# Entries from a dataset:
==============================

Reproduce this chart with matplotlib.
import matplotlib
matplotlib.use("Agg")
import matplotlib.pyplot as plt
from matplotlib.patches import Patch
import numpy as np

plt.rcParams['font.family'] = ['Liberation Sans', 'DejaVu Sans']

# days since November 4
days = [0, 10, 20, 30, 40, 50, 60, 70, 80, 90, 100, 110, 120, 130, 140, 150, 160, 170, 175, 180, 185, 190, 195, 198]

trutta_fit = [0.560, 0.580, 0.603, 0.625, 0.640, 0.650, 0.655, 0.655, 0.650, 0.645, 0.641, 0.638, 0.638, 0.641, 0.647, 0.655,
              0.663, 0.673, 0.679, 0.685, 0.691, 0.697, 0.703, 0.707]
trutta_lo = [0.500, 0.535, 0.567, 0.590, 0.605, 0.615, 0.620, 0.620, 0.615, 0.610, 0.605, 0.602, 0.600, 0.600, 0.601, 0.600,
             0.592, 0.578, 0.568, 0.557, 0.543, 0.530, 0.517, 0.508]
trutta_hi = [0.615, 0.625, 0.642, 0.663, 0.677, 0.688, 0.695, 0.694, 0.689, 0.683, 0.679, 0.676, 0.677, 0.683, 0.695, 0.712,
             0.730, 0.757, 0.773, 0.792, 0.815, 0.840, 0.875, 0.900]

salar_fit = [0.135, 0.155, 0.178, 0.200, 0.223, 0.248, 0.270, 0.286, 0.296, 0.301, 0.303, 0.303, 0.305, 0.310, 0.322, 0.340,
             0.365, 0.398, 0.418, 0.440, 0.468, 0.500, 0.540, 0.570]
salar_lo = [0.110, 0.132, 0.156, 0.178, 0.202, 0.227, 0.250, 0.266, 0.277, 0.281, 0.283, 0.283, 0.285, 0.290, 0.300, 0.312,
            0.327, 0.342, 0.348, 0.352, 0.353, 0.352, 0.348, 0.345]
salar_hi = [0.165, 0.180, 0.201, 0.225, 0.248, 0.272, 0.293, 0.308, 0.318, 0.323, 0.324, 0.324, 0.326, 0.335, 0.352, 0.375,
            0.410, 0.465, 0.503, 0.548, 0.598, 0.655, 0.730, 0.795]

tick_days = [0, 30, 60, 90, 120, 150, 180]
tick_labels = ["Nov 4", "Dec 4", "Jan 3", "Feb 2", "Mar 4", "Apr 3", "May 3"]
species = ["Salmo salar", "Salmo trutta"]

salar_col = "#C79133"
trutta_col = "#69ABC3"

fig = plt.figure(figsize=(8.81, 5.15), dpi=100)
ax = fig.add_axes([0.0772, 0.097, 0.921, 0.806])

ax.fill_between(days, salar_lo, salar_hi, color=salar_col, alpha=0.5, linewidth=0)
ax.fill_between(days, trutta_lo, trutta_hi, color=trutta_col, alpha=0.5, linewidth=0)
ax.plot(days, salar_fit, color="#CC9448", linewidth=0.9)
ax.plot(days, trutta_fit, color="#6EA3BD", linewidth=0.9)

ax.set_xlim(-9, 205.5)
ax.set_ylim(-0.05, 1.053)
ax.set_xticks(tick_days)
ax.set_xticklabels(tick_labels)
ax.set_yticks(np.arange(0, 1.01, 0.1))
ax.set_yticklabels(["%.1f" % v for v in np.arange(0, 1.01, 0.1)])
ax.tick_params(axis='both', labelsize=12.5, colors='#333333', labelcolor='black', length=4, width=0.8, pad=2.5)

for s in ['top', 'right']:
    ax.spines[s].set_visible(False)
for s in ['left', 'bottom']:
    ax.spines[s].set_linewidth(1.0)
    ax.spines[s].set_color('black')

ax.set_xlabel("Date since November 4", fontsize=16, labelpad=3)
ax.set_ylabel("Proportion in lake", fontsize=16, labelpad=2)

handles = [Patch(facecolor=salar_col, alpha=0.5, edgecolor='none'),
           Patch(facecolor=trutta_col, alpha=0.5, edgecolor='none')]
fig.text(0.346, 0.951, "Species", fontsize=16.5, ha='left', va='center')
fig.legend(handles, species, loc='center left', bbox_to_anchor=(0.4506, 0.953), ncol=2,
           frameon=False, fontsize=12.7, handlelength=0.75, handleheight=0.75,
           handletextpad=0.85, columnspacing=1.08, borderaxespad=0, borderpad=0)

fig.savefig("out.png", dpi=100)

==============================

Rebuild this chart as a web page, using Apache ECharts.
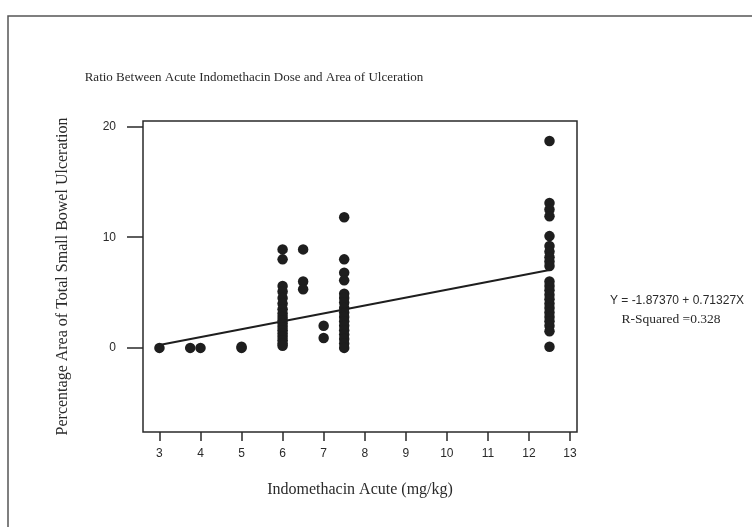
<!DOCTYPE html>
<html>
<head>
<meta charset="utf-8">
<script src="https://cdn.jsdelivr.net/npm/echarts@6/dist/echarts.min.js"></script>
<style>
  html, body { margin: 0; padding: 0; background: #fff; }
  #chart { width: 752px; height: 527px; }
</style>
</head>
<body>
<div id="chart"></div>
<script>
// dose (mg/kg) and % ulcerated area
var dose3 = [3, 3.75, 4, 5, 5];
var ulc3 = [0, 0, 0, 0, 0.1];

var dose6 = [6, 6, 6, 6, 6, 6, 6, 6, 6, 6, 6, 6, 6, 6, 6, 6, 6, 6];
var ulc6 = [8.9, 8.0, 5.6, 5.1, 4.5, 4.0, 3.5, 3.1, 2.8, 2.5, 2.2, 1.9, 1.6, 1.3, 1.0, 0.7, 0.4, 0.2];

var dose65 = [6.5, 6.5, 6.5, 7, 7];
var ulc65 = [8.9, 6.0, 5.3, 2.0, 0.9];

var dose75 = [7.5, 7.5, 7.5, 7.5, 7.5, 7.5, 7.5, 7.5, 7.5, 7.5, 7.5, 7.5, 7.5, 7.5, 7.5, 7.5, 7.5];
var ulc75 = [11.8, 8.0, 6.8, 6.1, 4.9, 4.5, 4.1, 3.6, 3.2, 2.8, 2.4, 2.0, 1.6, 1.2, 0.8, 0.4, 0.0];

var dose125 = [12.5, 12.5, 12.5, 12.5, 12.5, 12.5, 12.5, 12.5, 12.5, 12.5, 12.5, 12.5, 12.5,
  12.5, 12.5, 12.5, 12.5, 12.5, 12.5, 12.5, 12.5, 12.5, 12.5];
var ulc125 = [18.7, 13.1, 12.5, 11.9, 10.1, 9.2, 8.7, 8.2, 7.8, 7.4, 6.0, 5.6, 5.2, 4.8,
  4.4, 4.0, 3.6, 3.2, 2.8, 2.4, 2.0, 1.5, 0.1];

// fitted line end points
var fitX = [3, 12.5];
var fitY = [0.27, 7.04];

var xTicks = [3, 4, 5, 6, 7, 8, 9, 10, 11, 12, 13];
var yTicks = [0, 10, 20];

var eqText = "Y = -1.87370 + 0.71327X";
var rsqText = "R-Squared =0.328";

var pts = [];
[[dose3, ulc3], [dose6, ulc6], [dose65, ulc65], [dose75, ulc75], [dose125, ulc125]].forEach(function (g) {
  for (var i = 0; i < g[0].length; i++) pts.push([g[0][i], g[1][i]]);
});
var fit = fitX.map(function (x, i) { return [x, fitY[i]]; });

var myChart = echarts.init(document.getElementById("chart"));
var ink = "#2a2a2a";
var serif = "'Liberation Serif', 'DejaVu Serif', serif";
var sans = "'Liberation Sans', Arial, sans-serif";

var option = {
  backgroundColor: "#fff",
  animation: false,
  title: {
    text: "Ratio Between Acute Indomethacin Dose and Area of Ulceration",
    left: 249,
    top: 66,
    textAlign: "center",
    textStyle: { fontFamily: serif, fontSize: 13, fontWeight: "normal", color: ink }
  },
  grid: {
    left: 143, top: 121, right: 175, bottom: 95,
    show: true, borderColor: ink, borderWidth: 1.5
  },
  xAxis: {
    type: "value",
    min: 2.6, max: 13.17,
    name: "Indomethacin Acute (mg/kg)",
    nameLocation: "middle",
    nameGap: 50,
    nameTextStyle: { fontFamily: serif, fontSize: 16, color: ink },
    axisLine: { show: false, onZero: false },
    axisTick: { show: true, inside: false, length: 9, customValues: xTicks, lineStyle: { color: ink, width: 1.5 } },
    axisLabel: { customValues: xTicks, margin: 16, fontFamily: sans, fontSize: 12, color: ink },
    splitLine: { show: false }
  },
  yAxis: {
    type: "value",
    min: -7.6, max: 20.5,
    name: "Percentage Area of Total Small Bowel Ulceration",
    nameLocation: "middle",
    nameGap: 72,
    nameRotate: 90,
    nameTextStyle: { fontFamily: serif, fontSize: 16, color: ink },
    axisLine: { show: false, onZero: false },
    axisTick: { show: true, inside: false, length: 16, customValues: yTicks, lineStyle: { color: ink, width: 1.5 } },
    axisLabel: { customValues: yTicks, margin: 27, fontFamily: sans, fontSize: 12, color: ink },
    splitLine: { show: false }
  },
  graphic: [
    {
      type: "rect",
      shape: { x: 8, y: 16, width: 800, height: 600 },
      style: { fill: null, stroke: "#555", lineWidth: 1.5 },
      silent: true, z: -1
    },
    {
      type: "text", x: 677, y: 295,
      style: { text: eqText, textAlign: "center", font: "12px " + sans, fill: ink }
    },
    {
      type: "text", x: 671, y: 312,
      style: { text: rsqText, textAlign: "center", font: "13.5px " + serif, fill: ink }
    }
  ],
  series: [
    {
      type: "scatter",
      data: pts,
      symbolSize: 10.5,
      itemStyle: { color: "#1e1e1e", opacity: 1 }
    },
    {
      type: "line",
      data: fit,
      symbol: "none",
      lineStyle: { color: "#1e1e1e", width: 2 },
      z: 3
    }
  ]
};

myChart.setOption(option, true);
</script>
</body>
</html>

==============================

# Given request:
As listed above, the lines from the line with "Reproduce this chart with matplotlib." to the line with "ax = fig.add_axes([0.0772, 0.097, 0.921, 0.806])" are to be echoed exactly, with both ends included and nothing added.

# Reply to the task:
Reproduce this chart with matplotlib.
import matplotlib
matplotlib.use("Agg")
import matplotlib.pyplot as plt
from matplotlib.patches import Patch
import numpy as np

plt.rcParams['font.family'] = ['Liberation Sans', 'DejaVu Sans']

# days since November 4
days = [0, 10, 20, 30, 40, 50, 60, 70, 80, 90, 100, 110, 120, 130, 140, 150, 160, 170, 175, 180, 185, 190, 195, 198]

trutta_fit = [0.560, 0.580, 0.603, 0.625, 0.640, 0.650, 0.655, 0.655, 0.650, 0.645, 0.641, 0.638, 0.638, 0.641, 0.647, 0.655,
              0.663, 0.673, 0.679, 0.685, 0.691, 0.697, 0.703, 0.707]
trutta_lo = [0.500, 0.535, 0.567, 0.590, 0.605, 0.615, 0.620, 0.620, 0.615, 0.610, 0.605, 0.602, 0.600, 0.600, 0.601, 0.600,
             0.592, 0.578, 0.568, 0.557, 0.543, 0.530, 0.517, 0.508]
trutta_hi = [0.615, 0.625, 0.642, 0.663, 0.677, 0.688, 0.695, 0.694, 0.689, 0.683, 0.679, 0.676, 0.677, 0.683, 0.695, 0.712,
             0.730, 0.757, 0.773, 0.792, 0.815, 0.840, 0.875, 0.900]

salar_fit = [0.135, 0.155, 0.178, 0.200, 0.223, 0.248, 0.270, 0.286, 0.296, 0.301, 0.303, 0.303, 0.305, 0.310, 0.322, 0.340,
             0.365, 0.398, 0.418, 0.440, 0.468, 0.500, 0.540, 0.570]
salar_lo = [0.110, 0.132, 0.156, 0.178, 0.202, 0.227, 0.250, 0.266, 0.277, 0.281, 0.283, 0.283, 0.285, 0.290, 0.300, 0.312,
            0.327, 0.342, 0.348, 0.352, 0.353, 0.352, 0.348, 0.345]
salar_hi = [0.165, 0.180, 0.201, 0.225, 0.248, 0.272, 0.293, 0.308, 0.318, 0.323, 0.324, 0.324, 0.326, 0.335, 0.352, 0.375,
            0.410, 0.465, 0.503, 0.548, 0.598, 0.655, 0.730, 0.795]

tick_days = [0, 30, 60, 90, 120, 150, 180]
tick_labels = ["Nov 4", "Dec 4", "Jan 3", "Feb 2", "Mar 4", "Apr 3", "May 3"]
species = ["Salmo salar", "Salmo trutta"]

salar_col = "#C79133"
trutta_col = "#69ABC3"

fig = plt.figure(figsize=(8.81, 5.15), dpi=100)
ax = fig.add_axes([0.0772, 0.097, 0.921, 0.806])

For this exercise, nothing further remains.